Un «missionnaire visionnaire». C’est en ces termes que Cassam Uteem revient sur le parcours du maulana Abdul Aleem Siddiqui. L’ancien président de la République signe l’avant-propos de l’ouvrage qu’Ibrahim Alladin, universitaire d’origine mauricienne qui a une longue carrière au Canada et en Russie, consacre à l’homme religieux. Maulana Abdul Aleem Siddiqui His Life, Thoughts and Message vient de paraître chez BM Publications.

Né en Inde en 1892, l’homme religieux, grand voyageur est venu à Maurice plusieurs fois. En 1953, il a par exemple assisté à la cérémonie marquant le centenaire de la Jummah Mosque. L’ouvrage qui lui est consacré explique que cette personnalité influente qui parlait sept langues était aussi philosophe, poète, auteur et un brillant orateur.

En avant-propos, Cassam Uteem – qui a rencontré Abdul Aleem Siddiqui une fois – recommande la lecture de la conversation entre l’homme religieux et le prix de Nobel de littérature, George Bernard Shaw. Conversation, qui, selon le préfacier, «reveals the erudition of the ‘learned sage’, as Shaw describes maulana sahib. The ‘grand old man’ Shaw was really impreddes with the extent of his knowledge of not only the Quran and Islam but also about world history especially the events related to the sordid activities of the ruling Church dignitaries and later the Crusades that resulted in the cold-blooded massacre of thousands of innocent people. Maulana Sahib wanted to stress the fact that the doings of its adepts do not necessarily reflect the teachings of a particular religion, be it Christianity of Islam».

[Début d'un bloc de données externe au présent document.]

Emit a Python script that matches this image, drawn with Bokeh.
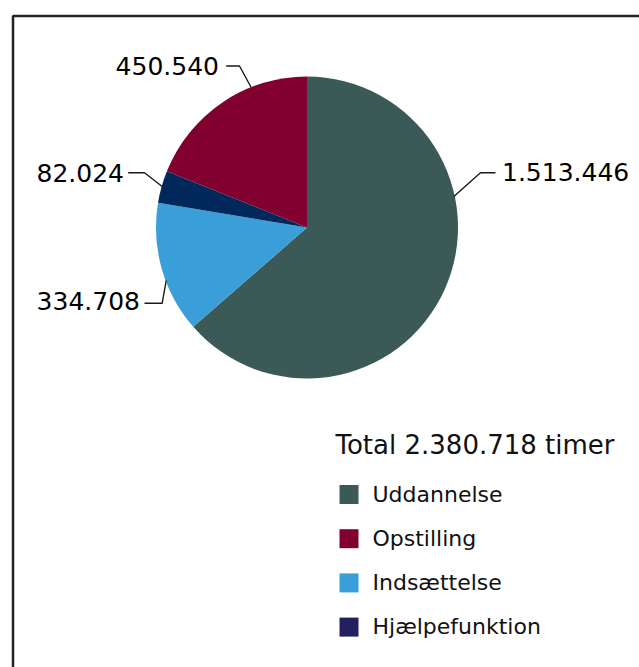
import math
from bokeh.plotting import figure
from bokeh.models import Range1d, ColumnDataSource
from bokeh.core.properties import value
from bokeh.embed import file_html
from bokeh.resources import INLINE

# ---- data ----
categories = ["Uddannelse", "Opstilling", "Indsættelse", "Hjælpefunktion"]
values = [1513446, 450540, 334708, 82024]
value_labels = ["1.513.446", "450.540", "334.708", "82.024"]
total_label = "Total 2.380.718 timer"
pie_order = [0, 2, 3, 1]  # clockwise from 12 o'clock

# ---- styles ----
pie_colors = ["#3B5956", "#82002F", "#3A9FD8", "#00285A"]
legend_colors = ["#3B5956", "#82002F", "#3A9FD8", "#232060"]
FONT = "DejaVu Sans"

W, H = 639, 667


def cx(px):
    return px


def cy(py):
    return H - py


p = figure(width=W, height=H, output_backend="svg", toolbar_location=None,
           x_range=Range1d(0, W), y_range=Range1d(0, H), min_border=0)
p.axis.visible = False
p.grid.visible = False
p.outline_line_color = None
p.background_fill_color = "white"
p.border_fill_color = "white"

# frame border (open to right/bottom as in reference)
p.line([cx(12.5), cx(12.5), W + 20], [-20, cy(15.5), cy(15.5)],
       line_color="#222222", line_width=2.5)

# ---- pie ----
total = sum(values)
starts, ends, cols = [], [], []
cum = 0.0
for i in pie_order:
    frac = values[i] / total
    starts.append(math.pi / 2 - 2 * math.pi * cum)
    cum += frac
    ends.append(math.pi / 2 - 2 * math.pi * cum)
    cols.append(pie_colors[i])
src = ColumnDataSource(dict(start=starts, end=ends, color=cols))
p.wedge(x=cx(306.5), y=cy(227), radius=151, start_angle="start", end_angle="end",
        direction="clock", fill_color="color", line_color=None, source=src)

# ---- value labels with leader lines ----
label_layout = {
    0: dict(x=501.5, y=171.5, align="left",
            line=[(453.3, 196), (480, 172.3), (495, 172.3)]),
    1: dict(x=218.5, y=65.5, align="right",
            line=[(225.7, 65.5), (239, 65.5), (250.7, 87)]),
    2: dict(x=139.5, y=300.5, align="right",
            line=[(144, 302.7), (161.7, 302.7), (165.7, 280)]),
    3: dict(x=123.5, y=172, align="right",
            line=[(127.7, 172.3), (144, 172.3), (161.7, 186)]),
}
for i, lay in label_layout.items():
    xs = [cx(a) for a, b in lay["line"]]
    ys = [cy(b) for a, b in lay["line"]]
    p.line(xs, ys, line_color="#1a1a1a", line_width=1.4)
    p.text(x=[cx(lay["x"])], y=[cy(lay["y"])], text=[value_labels[i]],
           text_font=value(FONT), text_font_size="25px", text_color="#000000",
           text_align=lay["align"], text_baseline="middle")

# ---- legend ----
p.text(x=[cx(335)], y=[cy(444)], text=[total_label], text_font=value(FONT),
       text_font_size="26px", text_color="#111111", text_align="left",
       text_baseline="middle")
leg_y = [cy(494 + 44.2 * k) for k in range(len(categories))]
p.rect(x=[cx(348.5)] * len(categories), y=leg_y, width=19, height=19,
       fill_color=legend_colors, line_color=None)
p.text(x=[cx(372)] * len(categories), y=[v + 0.5 for v in leg_y], text=categories,
       text_font=value(FONT), text_font_size="22px", text_color="#111111",
       text_align="left", text_baseline="middle")

open("out.html", "w").write(file_html(p, INLINE))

Cassam Uteem écrit que l’homme religieux, en tant qu’«ambassadeur de l’islam», se mêlait aussi de la vie de la cité. Ainsi, lors de l’une de ses visites à Maurice, «he petitioned the then Governor of Mauritius for the introduction of Muslim Personal Law». Ou encore, «when he realized the unjust and unjustified Hajj Tax imposed on foreign nationals performing Hajj, he appealed to the King of Saudi Arabia to consider repealing the said tax».